Even though I was in my first year at Georgia, I was beginning to wonder what I was doing there. Most of my time was spent studying people who seemed to have some purpose in their lives. My teachers seemed to have real purpose. My fellow students were mostly older and left careers to come back because they wanted to do this thing. I was still trying to figure out why I was there.
So it came to be one Sunday that the Gospel for the day was from Matthew 25 where the parable is the one of the servants who are given money by their master. Two of them invest and get rewarded, one buries the money and is basically screwed. The actual passage isn’t the most important part of this story.

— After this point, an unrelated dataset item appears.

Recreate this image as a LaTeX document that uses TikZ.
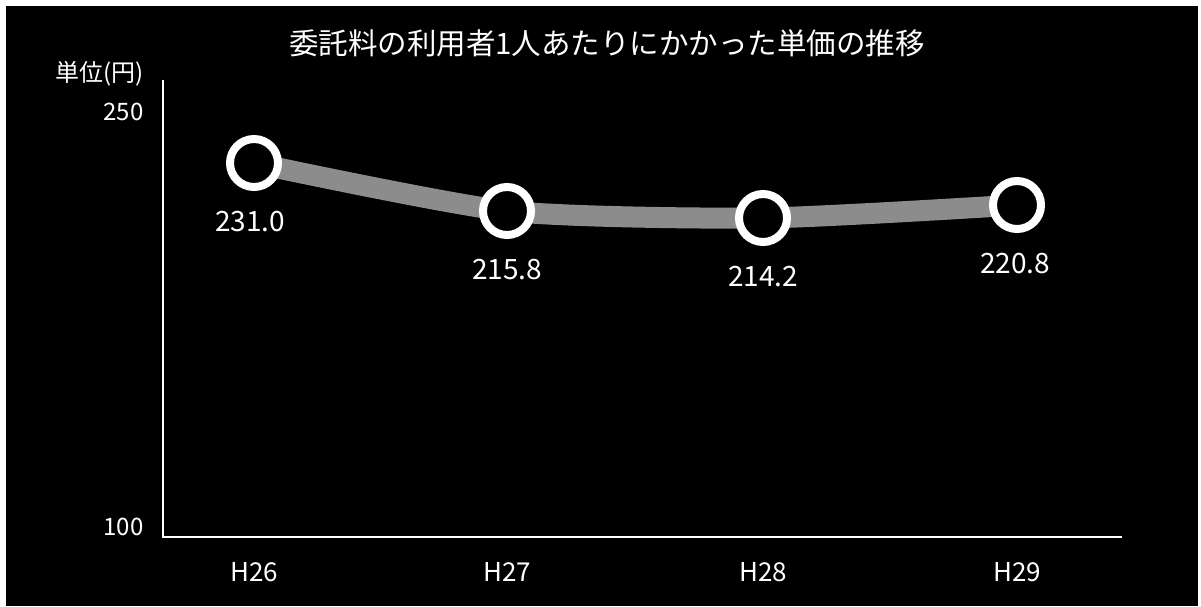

So Ralph preached on this topic and I’m sure it was good. He undoubtedly primed the pump. Then I listened to Martin Luther King give a sermon on the same passage. This was the MLK who’d come out against the war in Viet Nam. This was post-Poor People’s March MLK. Still non-violent — possibly even more, if there is a way that makes sense — but speaking more and more about how the poison of injustice didn’t stop at how whites treated blacks. And in this sermon he asked what the powerful would say when called before God and asked “What did you do with what I gave you?” What would LBJ say? That he killed how many Vietnamese? What would McNamara say? What would Dean Rusk say? I had learned just a few weeks before that Dean Rusk maintained an office in a little building on the quad, and it was not unusual for a student to go upstairs and ask him a question. I regret not doing that. But that came later.
There was something about that sermon on that day at that time in my life that has never left me.I still don’t know that I have a purpose in life. I know I do not talk about the theology that guides me. Judge me on what I do. But I will say that, because of the words that Martin Luther King spoke, I do live my life preparing for whatever day I’m asked “What did you do with what I gave you?” No matter who asks. I think I’m a better person for it.
It’s not why his birthday is a holiday. But it’s why I celebrate it.